◆ EXERCISE DETAILS ◆
Among the entries that follow, locate the line with "Write a LaTeX" and the line with "anchor=base] (r4) at". Output those lines and all lines in between, exactly, minus the pictures.

# Start of DATASET

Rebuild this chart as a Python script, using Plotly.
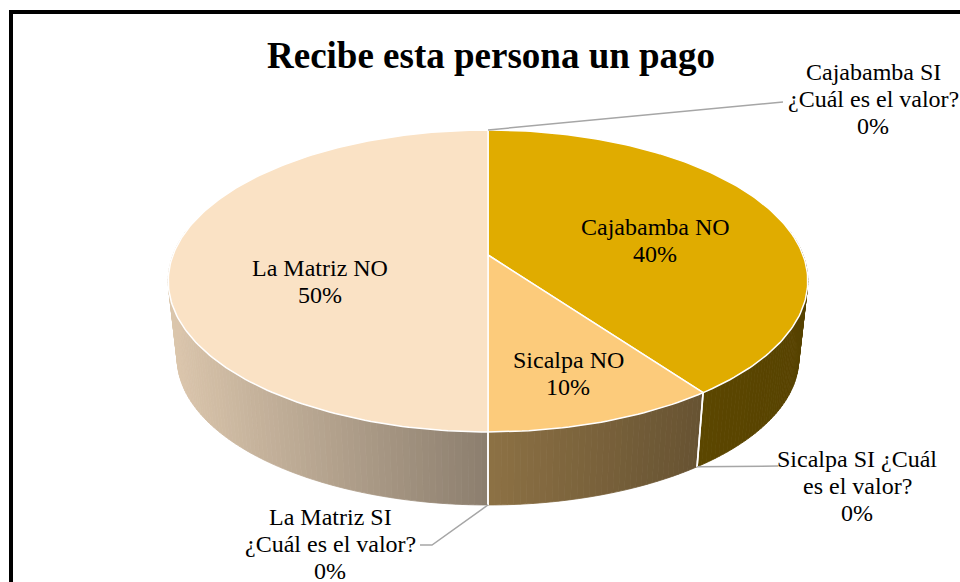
import numpy as np
import plotly.graph_objects as go

# ---------------- data ----------------
categories = [
    "Cajabamba SI ¿Cuál es el valor?",
    "Cajabamba NO",
    "Sicalpa SI ¿Cuál es el valor?",
    "Sicalpa NO",
    "La Matriz SI ¿Cuál es el valor?",
    "La Matriz NO",
]
values = [0, 40, 0, 10, 0, 50]
label_names = [
    "Cajabamba SI\n¿Cuál es el valor?",
    "Cajabamba NO",
    "Sicalpa SI ¿Cuál\nes el valor?",
    "Sicalpa NO",
    "La Matriz SI\n¿Cuál es el valor?",
    "La Matriz NO",
]
title_text = "Recibe esta persona un pago"

# ---------------- styling / layout ----------------
top_colors = ["#B88A00", "#E0AC00", "#E8A850", "#FCCB7B", "#F0D2A8", "#FAE2C5"]
FONT = "Liberation Serif"
CX, CY = 488, 255          # centre of the top face (pixels)
W, A, K = 315, 146.5, 0.172  # half width, half height, perspective
S_B, T_B = 0.972, 78        # bottom rim scale and drop
label_pos = [(873, 72), (655, 227), (857, 459), (568, 360), (330, 517), (320, 268)]
leader_ends = {0: [(783, 102)], 2: [(778, 466)], 4: [(432, 545), (420, 545)]}
LSP = 27


def top_pt(th):
    den = 1 + K * np.cos(th)
    return CX + W * np.sin(th) / den, CY - A * np.cos(th) / den


def bot_pt(th):
    den = 1 + K * np.cos(th)
    return CX + S_B * W * np.sin(th) / den, CY + T_B - S_B * A * np.cos(th) / den


def shade(hexc, f):
    h = hexc.lstrip("#")
    r, g, b = (int(h[i:i + 2], 16) for i in (0, 2, 4))
    return "rgb({},{},{})".format(int(r * f), int(g * f), int(b * f))


def side_factor(x):
    return float(np.interp(x, [170, 488, 700, 810], [0.88, 0.56, 0.41, 0.39]))


total = float(sum(values))
cum = np.concatenate([[0], np.cumsum(values)]) / total * 2 * np.pi

fig = go.Figure()

# ---- side walls (front half) ----
vis0, vis1 = np.radians(80), np.radians(280)
for i, v in enumerate(values):
    if v <= 0:
        continue
    lo, hi = max(cum[i], vis0), min(cum[i + 1], vis1)
    if lo >= hi:
        continue
    n = max(1, int(np.degrees(hi - lo) / 1.0))
    ths = np.linspace(lo, hi, n + 1)
    for j in range(n):
        t0, t1 = ths[j], ths[j + 1]
        x0, y0 = top_pt(t0)
        x1, y1 = top_pt(t1)
        bx0, by0 = bot_pt(t0)
        bx1, by1 = bot_pt(t1)
        col = shade(top_colors[i], side_factor((x0 + x1 + bx0 + bx1) / 4))
        fig.add_trace(go.Scatter(
            x=[x0, x1, bx1, bx0, x0], y=[y0, y1, by1, by0, y0],
            mode="lines", fill="toself", fillcolor=col,
            line=dict(color=col, width=0.8), hoverinfo="skip"))

# white edges on side at slice boundaries
for b in cum[1:-1]:
    if np.cos(b) < -K:
        x0, y0 = top_pt(b)
        bx, by = bot_pt(b)
        fig.add_trace(go.Scatter(x=[x0, bx], y=[y0, by], mode="lines",
                                 line=dict(color="white", width=1.6), hoverinfo="skip"))

# ---- top faces ----
for i, v in enumerate(values):
    if v <= 0:
        continue
    ths = np.linspace(cum[i], cum[i + 1], max(3, int(np.degrees(cum[i + 1] - cum[i]))))
    xs, ys = top_pt(ths)
    px = [CX] + list(xs) + [CX]
    py = [CY] + list(ys) + [CY]
    fig.add_trace(go.Scatter(x=px, y=py, mode="lines", fill="toself",
                             fillcolor=top_colors[i],
                             line=dict(color="white", width=1.5), hoverinfo="skip"))

# ---- leader lines for zero slices ----
for i, v in enumerate(values):
    if v > 0 or i not in leader_ends:
        continue
    a = cum[i]
    ax, ay = top_pt(a) if np.cos(a) > 0 else bot_pt(a)
    lx = [ax] + [p[0] for p in leader_ends[i]]
    ly = [ay] + [p[1] for p in leader_ends[i]]
    fig.add_trace(go.Scatter(x=lx, y=ly, mode="lines",
                             line=dict(color="#A6A6A6", width=1.5), hoverinfo="skip"))

# ---- labels ----
annotations = []
for i, v in enumerate(values):
    pct = "{:.0f}%".format(v / total * 100)
    lines = label_names[i].split("\n") + [pct]
    x0, y0 = label_pos[i]
    for j, t in enumerate(lines):
        annotations.append(dict(x=x0, y=y0 + j * LSP, text=t, showarrow=False,
                                xanchor="center", yanchor="middle",
                                font=dict(family=FONT, size=24, color="black")))

annotations.append(dict(x=491, y=55, text=title_text, showarrow=False,
                        xanchor="center", yanchor="middle",
                        font=dict(family=FONT, size=37, color="black", weight="bold")))

fig.update_layout(
    width=960, height=582,
    margin=dict(l=0, r=0, t=0, b=0),
    paper_bgcolor="white", plot_bgcolor="white",
    showlegend=False,
    xaxis=dict(range=[0, 960], visible=False, fixedrange=True),
    yaxis=dict(range=[582, 0], visible=False, fixedrange=True),
    annotations=annotations,
    shapes=[
        dict(type="line", x0=11, x1=11, y0=10, y1=600, line=dict(color="black", width=4)),
        dict(type="line", x0=9, x1=980, y0=12, y1=12, line=dict(color="black", width=4)),
    ],
)

fig.write_html(
    "out.html",
    config={"displayModeBar": False},
    post_script="document.body.style.margin='0';document.body.style.padding='0';"
                "document.body.style.overflow='hidden';",
)
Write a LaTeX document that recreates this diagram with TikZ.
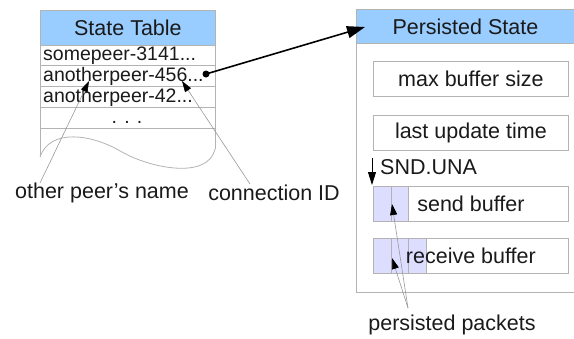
\documentclass[tikz,border=0pt]{standalone}
\usepackage{fontspec}
\setmainfont{Liberation Sans}
\usetikzlibrary{arrows.meta}
\definecolor{hdr}{HTML}{99CCFF}
\definecolor{rule}{HTML}{B3B3B3}
\definecolor{pkt}{HTML}{DDDDFF}
\definecolor{ink}{HTML}{1A1A1A}
\definecolor{lead}{HTML}{999999}
\begin{document}
\begin{tikzpicture}[x=1pt,y=-1pt,
  big/.style={font=\fontsize{21.5}{24}\selectfont, text=ink},
  rowtxt/.style={font=\fontsize{19.5}{22}\selectfont, text=ink, anchor=west, inner sep=0pt},
  hdrbox/.style={big, draw=rule, fill=hdr, line width=0.8pt, inner sep=0pt, anchor=north west},
  field/.style={big, draw=rule, line width=0.8pt, minimum width=195pt, minimum height=35pt, inner sep=0pt, anchor=north west},
  cell/.style={draw=rule, fill=pkt, line width=0.8pt},
  frame/.style={draw=rule, line width=0.8pt},
  leader/.style={draw=lead, line width=0.6pt, -{Triangle[length=11pt,width=7pt,color=black]}},
  pointer/.style={draw=black, line width=1.6pt, -{Triangle[length=18pt,width=12pt]}}
]
\useasboundingbox (0,0) rectangle (574,338);

% ---------- state table ----------
\draw[frame] (40,10) -- (40,157);
\draw[frame] (215,10) -- (215,149);
\draw[frame] (40,157) .. controls (50,128) and (92,134) .. (122,152)
             .. controls (150,168) and (208,180) .. (215,149);
\node[hdrbox, minimum width=175pt, minimum height=35pt] (st) at (40,10) {State Table};
\foreach \yy in {65,86,107,128} \draw[frame] (40,\yy) -- (215,\yy);
\node[rowtxt] (r1) at (43,55.5) {somepeer-3141...};
\node[rowtxt] (r2) at (43,76) {anotherpeer-456...};
\node[rowtxt] (r3) at (43,97) {anotherpeer-42...};
\node[rowtxt, anchor=base] (r4) at (127,123) {. . .};

% ---------- persisted state ----------
\draw[frame] (574,9) -- (356,9) -- (356,292) -- (574,292);
\node[hdrbox, minimum width=218pt, minimum height=34pt] (ps) at (356,9) {Persisted State};
\node[field, fill=white] (mbs) at (373,61) {max buffer size};
\node[field, fill=white] (lut) at (373,115) {last update time};

\draw[fill=white, draw=none] (373,186) rectangle (568,221);
\draw[cell] (373,186) rectangle (391,221);
\draw[cell] (391,186) rectangle (408,221);
\node[field] (sb) at (373,186) {send buffer};

\draw[fill=white, draw=none] (373,238) rectangle (568,273);
\draw[cell] (373,238) rectangle (391,273);
\draw[cell] (391,238) rectangle (408,273);
\draw[cell] (408,238) rectangle (426,273);
\node[field] (rb) at (373,238) {receive buffer};

\node[big, anchor=west, inner sep=0pt] (una) at (380,167) {SND.UNA};
\coordinate (unatop) at (372,158);
\coordinate (unatip) at (372,185);
\draw[draw=black, line width=0.8pt, -{Triangle[length=13pt,width=8pt]}] (unatop) -- (unatip);

% ---------- pointer from table entry to persisted state ----------
\coordinate (dot) at (206,74);
\coordinate (hit) at (365,27);
\fill[black] (dot) circle (3.5);
\draw[pointer] (dot) -- (hit);

% ---------- labels ----------
\node[big] (opn) at (102,193) {other peer\symbol{39}s name};
\node[big] (cid) at (274,193) {connection ID};
\node[big] (pp) at (452,325) {persisted packets};

\coordinate (opnfrom) at (40,183);
\coordinate (opnto) at (89,81);
\coordinate (cidfrom) at (250,184);
\coordinate (cidto) at (182,81);
\coordinate (ppfrom) at (408,308);
\coordinate (ppsend) at (392,204);
\coordinate (pprecv) at (392,258);
\draw[leader] (opnfrom) -- (opnto);
\draw[leader] (cidfrom) -- (cidto);
\draw[leader] (ppfrom) -- (ppsend);
\draw[leader] (ppfrom) -- (pprecv);
\end{tikzpicture}
\end{document}
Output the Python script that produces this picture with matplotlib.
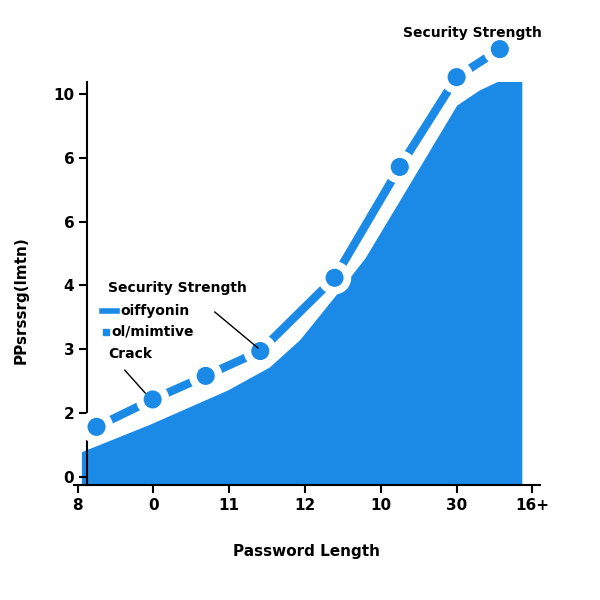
import matplotlib
matplotlib.use("Agg")
import matplotlib.pyplot as plt
import matplotlib.patheffects as pe

x_labels = ["8", "0", "11", "12", "10", "30", "16+"]
y_labels = ["0", "2", "3", "4", "6", "6", "10"]
line_x = [0.25, 0.99, 1.69, 2.41, 3.39, 4.25, 5.0, 5.57]
line_y = [0.78, 1.21, 1.58, 1.97, 3.12, 4.86, 6.27, 6.71]
area_x = [0.05, 0.95, 1.98, 2.53, 2.93, 3.46, 3.79, 4.25, 5.0, 5.30, 5.57, 5.86]
area_y = [0.39, 0.82, 1.36, 1.72, 2.15, 2.93, 3.43, 4.34, 5.83, 6.07, 6.22, 6.22]

blue = "#1a8ae6"
fig = plt.figure(figsize=(6, 6), dpi=100)
ax = fig.add_axes([0.123, 0.192, 0.777, 0.672])
ax.fill_between(area_x, -0.13, area_y, color=blue, lw=0)
ax.plot(line_x, line_y, color=blue, lw=6, marker="o", ms=12, clip_on=False, zorder=3,
        path_effects=[pe.Stroke(linewidth=12, foreground="white"), pe.Normal()])
ax.set_xlim(-0.05, 6.1)
ax.set_ylim(-0.13, 6.2)
ax.spines["left"].set_position(("data", 0.13))
for s in ["top", "right"]:
    ax.spines[s].set_visible(False)
ax.spines["left"].set_linewidth(1.5)
ax.spines["bottom"].set_linewidth(1.5)
ax.set_xticks(range(7))
ax.set_xticklabels(x_labels, fontsize=11, fontweight="bold")
ax.set_yticks(range(7))
ax.set_yticklabels(y_labels, fontsize=11, fontweight="bold")
ax.tick_params(length=6, width=1.5)
ax.set_xlabel("Password Length", fontsize=11, fontweight="bold", labelpad=22)
fig.text(0.035, 0.5, "PPsrssrg(lmtn)", rotation=90, va="center", ha="center",
         fontsize=11, fontweight="bold")
fig.text(0.788, 0.945, "Security Strength", ha="center", va="center", fontsize=10, fontweight="bold")

fig.text(0.18, 0.52, "Security Strength", fontsize=10, fontweight="bold", va="center")
fig.lines.append(plt.Line2D([0.17, 0.195], [0.482, 0.482], color=blue, lw=4, transform=fig.transFigure))
fig.text(0.2, 0.482, "oiffyonin", fontsize=10, fontweight="bold", va="center")
fig.patches.append(plt.Rectangle((0.172, 0.442), 0.01, 0.01, color=blue, transform=fig.transFigure))
fig.text(0.186, 0.447, "ol/mimtive", fontsize=10, fontweight="bold", va="center")
fig.text(0.18, 0.41, "Crack", fontsize=10, fontweight="bold", va="center")
fig.lines.append(plt.Line2D([0.358, 0.43], [0.48, 0.42], color="black", lw=1, transform=fig.transFigure))
fig.lines.append(plt.Line2D([0.208, 0.242], [0.383, 0.345], color="black", lw=1, transform=fig.transFigure))
fig.savefig("out.png")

# End of DATASET

◆ EXERCISE RESULT ◆
Write a LaTeX document that recreates this diagram with TikZ.
\documentclass[tikz,border=0pt]{standalone}
\usepackage{fontspec}
\setmainfont{Liberation Sans}
\usetikzlibrary{arrows.meta}
\definecolor{hdr}{HTML}{99CCFF}
\definecolor{rule}{HTML}{B3B3B3}
\definecolor{pkt}{HTML}{DDDDFF}
\definecolor{ink}{HTML}{1A1A1A}
\definecolor{lead}{HTML}{999999}
\begin{document}
\begin{tikzpicture}[x=1pt,y=-1pt,
  big/.style={font=\fontsize{21.5}{24}\selectfont, text=ink},
  rowtxt/.style={font=\fontsize{19.5}{22}\selectfont, text=ink, anchor=west, inner sep=0pt},
  hdrbox/.style={big, draw=rule, fill=hdr, line width=0.8pt, inner sep=0pt, anchor=north west},
  field/.style={big, draw=rule, line width=0.8pt, minimum width=195pt, minimum height=35pt, inner sep=0pt, anchor=north west},
  cell/.style={draw=rule, fill=pkt, line width=0.8pt},
  frame/.style={draw=rule, line width=0.8pt},
  leader/.style={draw=lead, line width=0.6pt, -{Triangle[length=11pt,width=7pt,color=black]}},
  pointer/.style={draw=black, line width=1.6pt, -{Triangle[length=18pt,width=12pt]}}
]
\useasboundingbox (0,0) rectangle (574,338);

% ---------- state table ----------
\draw[frame] (40,10) -- (40,157);
\draw[frame] (215,10) -- (215,149);
\draw[frame] (40,157) .. controls (50,128) and (92,134) .. (122,152)
             .. controls (150,168) and (208,180) .. (215,149);
\node[hdrbox, minimum width=175pt, minimum height=35pt] (st) at (40,10) {State Table};
\foreach \yy in {65,86,107,128} \draw[frame] (40,\yy) -- (215,\yy);
\node[rowtxt] (r1) at (43,55.5) {somepeer-3141...};
\node[rowtxt] (r2) at (43,76) {anotherpeer-456...};
\node[rowtxt] (r3) at (43,97) {anotherpeer-42...};
\node[rowtxt, anchor=base] (r4) at (127,123) {. . .};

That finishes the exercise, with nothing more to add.